Adding Support of Other Backends

It is quite straightforward to implement support of other backends. A good starting point is to reference the JDBC implementation inside the org.apache.predictionio.data.storage.jdbc package.

Contributions of different backends implementation is highly encouraged. To start contributing, please refer to this guide.

Deploying Your Custom Backend Support as a Plugin

It is possible to deploy your custom backend implementation as a standalone JAR apart from the main PredictionIO binary distribution. The following is an outline of how this can be achieved.

  1. Create an SBT project with a library dependency on PredictionIO's data access base traits (inside the data artifact).

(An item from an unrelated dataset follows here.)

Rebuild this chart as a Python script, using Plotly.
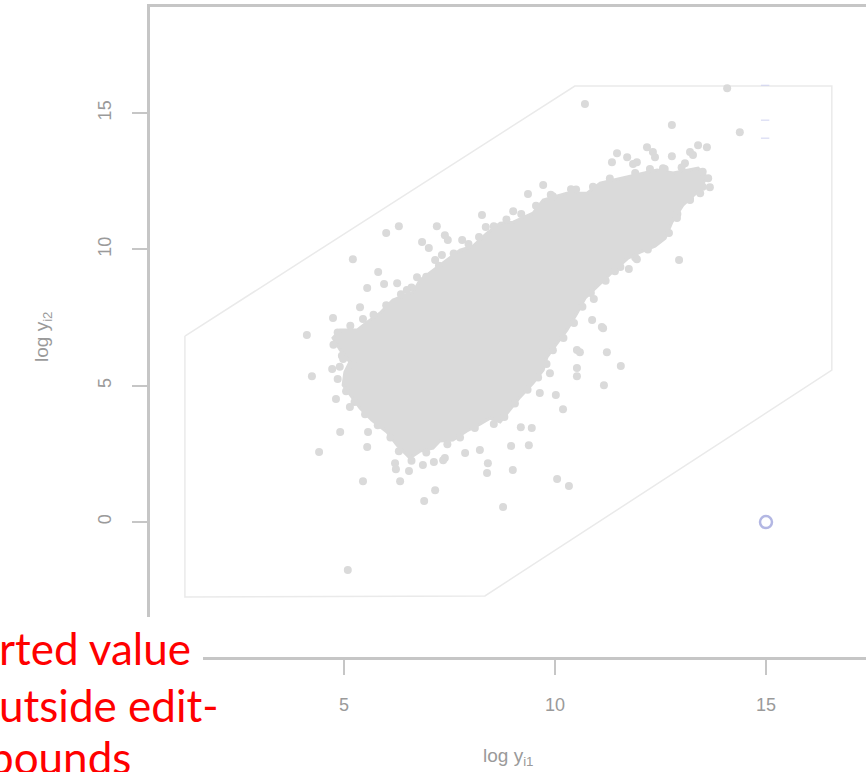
import plotly.graph_objects as go

# ---------------- data ----------------
# edit-bounds region (hexagon)
region_x = [1.23, 1.23, 8.34, 16.56, 16.56, 10.47, 1.23]
region_y = [6.82, -2.75, -2.71, 5.57, 15.99, 15.99, 6.82]

# outline of the dense core of the point cloud
core_x = [6.56, 6.26, 6.02, 5.66, 5.38, 5.19, 4.98, 5.02, 5.14, 4.91, 4.74, 4.91, 5.31, 5.55,
          5.85, 6.16, 6.64, 6.80, 7.11, 7.44, 7.75, 8.06, 8.39, 8.70, 9.01, 9.48, 9.72, 10.28,
          10.76, 11.07, 11.71, 12.09, 12.42, 12.80, 13.13, 13.39, 13.60, 13.37, 13.03, 12.77,
          12.61, 12.37, 12.02, 11.73, 11.36, 11.00, 10.71, 10.52, 10.28, 10.05, 9.81, 9.72,
          9.48, 9.17, 8.93, 8.70, 8.46, 8.22, 7.91, 7.58, 7.27, 7.11, 6.80]
core_y = [2.35, 2.82, 3.30, 3.74, 4.18, 4.58, 5.02, 5.50, 5.87, 6.31, 6.75, 7.04, 7.04, 7.33,
          7.66, 8.14, 8.43, 8.87, 9.24, 9.61, 9.97, 10.12, 10.60, 10.96, 11.00, 11.33, 11.81, 12.06,
          12.06, 12.43, 12.65, 12.80, 12.91, 12.80, 12.91, 12.98, 12.65, 12.10, 11.62, 11.00,
          10.41, 10.12, 9.90, 9.68, 9.17, 8.62, 8.21, 7.66, 7.04, 6.56, 6.05, 5.57,
          5.10, 4.58, 4.11, 3.67, 3.81, 3.59, 3.34, 3.01, 2.97, 2.71, 2.60]

# observations lying on the ragged rim of the dense core
rim_x = [4.85, 5.15, 5.45, 5.70, 6.00, 6.35, 6.60, 6.95, 7.25, 7.60, 7.95, 8.20, 8.55, 8.85,
         9.20, 9.55, 9.90, 10.50, 10.90, 11.30, 11.90, 12.25, 12.60, 13.00, 13.50,
         13.50, 13.20, 12.90, 12.70, 12.20, 11.90, 11.55, 11.20, 10.85, 10.65, 10.45, 10.20,
         9.95, 9.80, 9.60, 9.35, 9.05, 8.80, 8.55, 8.10, 7.75, 7.45, 6.95, 6.60, 6.30,
         6.10, 5.80, 5.50, 5.25, 5.05, 4.85, 4.90, 4.95, 4.75]
rim_y = [6.95, 7.20, 7.45, 7.60, 7.95, 8.35, 8.60, 9.00, 9.40, 9.85, 10.20, 10.45, 10.85, 11.10,
         11.30, 11.60, 12.00, 12.20, 12.30, 12.60, 12.80, 12.95, 12.95, 13.00, 12.85,
         12.30, 11.85, 11.30, 10.60, 10.00, 9.70, 9.35, 8.85, 8.40, 7.90, 7.30, 6.75,
         6.30, 5.80, 5.30, 4.85, 4.35, 3.85, 3.60, 3.45, 3.10, 2.85, 2.55, 2.25, 2.60,
         3.10, 3.55, 3.95, 4.40, 4.80, 5.25, 5.70, 6.10, 6.50]

# scattered observations around the core
pts_x = [8.27, 8.36, 7.20, 6.30, 6.00, 6.85, 7.01, 7.39, 7.46, 7.80, 5.21, 5.81, 5.95, 5.55, 6.26,
         5.38, 4.74, 7.32, 7.16, 6.73, 6.49,
         10.71, 12.77, 14.08, 14.38, 11.47, 11.71, 11.35, 11.85, 11.94, 12.18, 12.32, 12.37, 12.77,
         12.56, 13.08, 13.20, 13.39, 13.60, 13.27, 13.63, 13.67, 13.44, 13.20, 12.89, 12.94, 11.94,
         11.75, 11.42, 10.92, 10.88, 11.11, 9.01, 9.36, 9.72, 9.95, 10.38,
         9.88, 10.52, 10.59, 11.23, 11.56, 10.52, 10.52, 11.16, 9.64, 10.02, 10.19, 9.19, 9.45,
         8.96, 9.38, 9.00, 10.05, 10.33, 8.77,
         11.14, 7.87, 8.22, 8.41, 8.39, 7.35,
         4.12, 4.24, 4.72, 4.98, 5.21, 4.81, 5.14, 4.91, 4.41, 5.55, 5.57, 6.21, 6.23, 6.54, 6.87,
         7.13, 7.39, 5.45, 6.33, 7.16, 6.90, 5.09]
pts_y = [11.26, 10.82, 10.85, 10.85, 10.60, 10.27, 10.05, 10.52, 10.34, 10.34, 9.64, 9.17, 8.73,
         8.58, 8.76, 7.88, 7.48, 9.79, 9.61, 8.98, 8.51,
         15.33, 14.56, 15.91, 14.30, 13.53, 13.38, 13.20, 13.13, 13.20, 13.75, 13.57, 13.38, 13.42,
         12.98, 13.16, 13.57, 13.82, 13.75, 13.46, 12.61, 12.28, 12.06, 11.81, 11.15, 9.61, 9.64,
         9.28, 9.20, 8.18, 7.41, 7.15, 11.40, 12.03, 12.36, 11.95, 12.21,
         5.46, 6.31, 6.23, 6.23, 5.72, 5.65, 5.35, 5.02, 4.73, 4.66, 4.14, 3.48, 3.45,
         2.79, 2.82, 1.91, 1.58, 1.32, 0.55,
         7.11, 2.53, 2.64, 2.16, 1.80, 2.27,
         6.86, 5.35, 5.61, 5.98, 5.76, 4.51, 4.22, 3.30, 2.57, 2.75, 3.30, 2.16, 1.94, 1.87, 2.09,
         2.20, 2.35, 1.50, 1.50, 1.17, 0.77, -1.76]

# the imputed value (outside the edit bounds)
imp_x = [15.0]
imp_y = [0.0]

# faint leftover marks in the top right
mark_x = [14.98, 14.98, 14.98]
mark_y = [16.02, 14.74, 14.08]

x_ticks = [5, 10, 15]
y_ticks = [0, 5, 10, 15]
x_range = [0.403, 17.37]
y_range = [-4.95, 18.89]

note_lines = ["rted value", "utside edit-", "bounds"]

# ---------------- figure ----------------
W, H = 866, 772
ML, MR, MT, MB = 150, 0, 7, 115
PW, PH = W - ML - MR, H - MT - MB

def px2paper_x(px):
    return (px - ML) / PW

def px2paper_y(py):
    return (H - MB - py) / PH

pt_color = "#DADADA"
axis_col = "#C6C6C6"
txt_col = "#9A9A9A"
blue = "#B3B7E3"

fig = go.Figure()

fig.add_trace(go.Scatter(x=region_x, y=region_y, mode="lines",
                         line=dict(color="#EAEAEA", width=1.5),
                         hoverinfo="skip", showlegend=False))

fig.add_trace(go.Scatter(x=core_x + core_x[:1], y=core_y + core_y[:1], mode="lines",
                         fill="toself", fillcolor=pt_color,
                         line=dict(color=pt_color, width=3),
                         hoverinfo="skip", showlegend=False))

fig.add_trace(go.Scatter(x=rim_x, y=rim_y, mode="markers",
                         marker=dict(color=pt_color, size=8, line=dict(width=0)),
                         hoverinfo="skip", showlegend=False))

fig.add_trace(go.Scatter(x=pts_x, y=pts_y, mode="markers",
                         marker=dict(color=pt_color, size=8, line=dict(width=0)),
                         hoverinfo="skip", showlegend=False))

fig.add_trace(go.Scatter(x=mark_x, y=mark_y, mode="markers",
                         marker=dict(symbol="line-ew", size=6, color="#CFD2F0",
                                     line=dict(color="#CFD2F0", width=1)),
                         hoverinfo="skip", showlegend=False))

fig.add_trace(go.Scatter(x=imp_x, y=imp_y, mode="markers",
                         marker=dict(symbol="circle-open", size=12, color=blue,
                                     line=dict(color=blue, width=2.5)),
                         hoverinfo="skip", showlegend=False))

tickfont = dict(family="Liberation Sans, Arial, sans-serif", size=18, color=txt_col)

fig.update_xaxes(range=x_range, tickvals=x_ticks, ticktext=[str(v) for v in x_ticks],
                 showgrid=False, zeroline=False, showline=True, linecolor=axis_col,
                 linewidth=3, mirror=True, ticks="outside", ticklen=15, tickwidth=2,
                 tickcolor=axis_col, tickfont=tickfont, ticklabelstandoff=14)
fig.update_yaxes(range=y_range, tickvals=y_ticks, ticktext=[str(v) for v in y_ticks],
                 showgrid=False, zeroline=False, showline=True, linecolor=axis_col,
                 linewidth=3, mirror=False, ticks="outside", ticklen=15, tickwidth=2,
                 tickcolor=axis_col, tickfont=tickfont, tickangle=-90, ticklabelstandoff=14)

title_font = dict(family="Liberation Sans, Arial, sans-serif", size=19, color=txt_col)
annotations = [
    dict(text="log y<sub>i1</sub>", xref="paper", yref="paper",
         x=px2paper_x(508), y=px2paper_y(757), xanchor="center", yanchor="middle",
         showarrow=False, font=title_font),
    dict(text="log y<sub>i2</sub>", xref="paper", yref="paper", textangle=-90,
         x=px2paper_x(43), y=px2paper_y(337), xanchor="center", yanchor="middle",
         showarrow=False, font=title_font),
]
note_left = [-3, -3, -13]
note_mid = [648, 705, 757]
for line, lx, my in zip(note_lines, note_left, note_mid):
    annotations.append(dict(text=line, xref="paper", yref="paper",
                            x=px2paper_x(lx), y=px2paper_y(my),
                            xanchor="left", yanchor="middle", showarrow=False,
                            font=dict(family="Lato, Carlito, sans-serif", size=44,
                                      color="#FF0000")))

shapes = [dict(type="rect", xref="paper", yref="paper", layer="above",
               x0=px2paper_x(-20), x1=px2paper_x(203),
               y0=px2paper_y(790), y1=px2paper_y(617),
               fillcolor="white", line=dict(width=0))]

fig.update_layout(width=W, height=H, autosize=False,
                  margin=dict(l=ML, r=MR, t=MT, b=MB, pad=0),
                  paper_bgcolor="white", plot_bgcolor="white",
                  annotations=annotations, shapes=shapes, showlegend=False)

fig.write_html("out.html")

  2. Implement traits that you intend to support, and package everything into a big fat JAR (e.g. sbt-assembly).

  3. Create a directory named plugins inside PredictionIO binary installation.

  4. Copy the JAR from step 2 to plugins.

  5. In storage configuration, specify TYPE as your complete package name. As an example, if you have implemented all your traits under the package name org.mystorage.jdbc, use something like

    1
    2
    3
    PIO_STORAGE_SOURCES_MYJDBC_TYPE=org.mystorage.jdbc
    ...
    PIO_STORAGE_REPOSITORIES_METADATA_SOURCE=MYJDBC
    

    to instruct PredictionIO to pick up StorageClient from the appropriate package.

  6. Now you should be able to use your custom source and assign it to different repositories as you wish.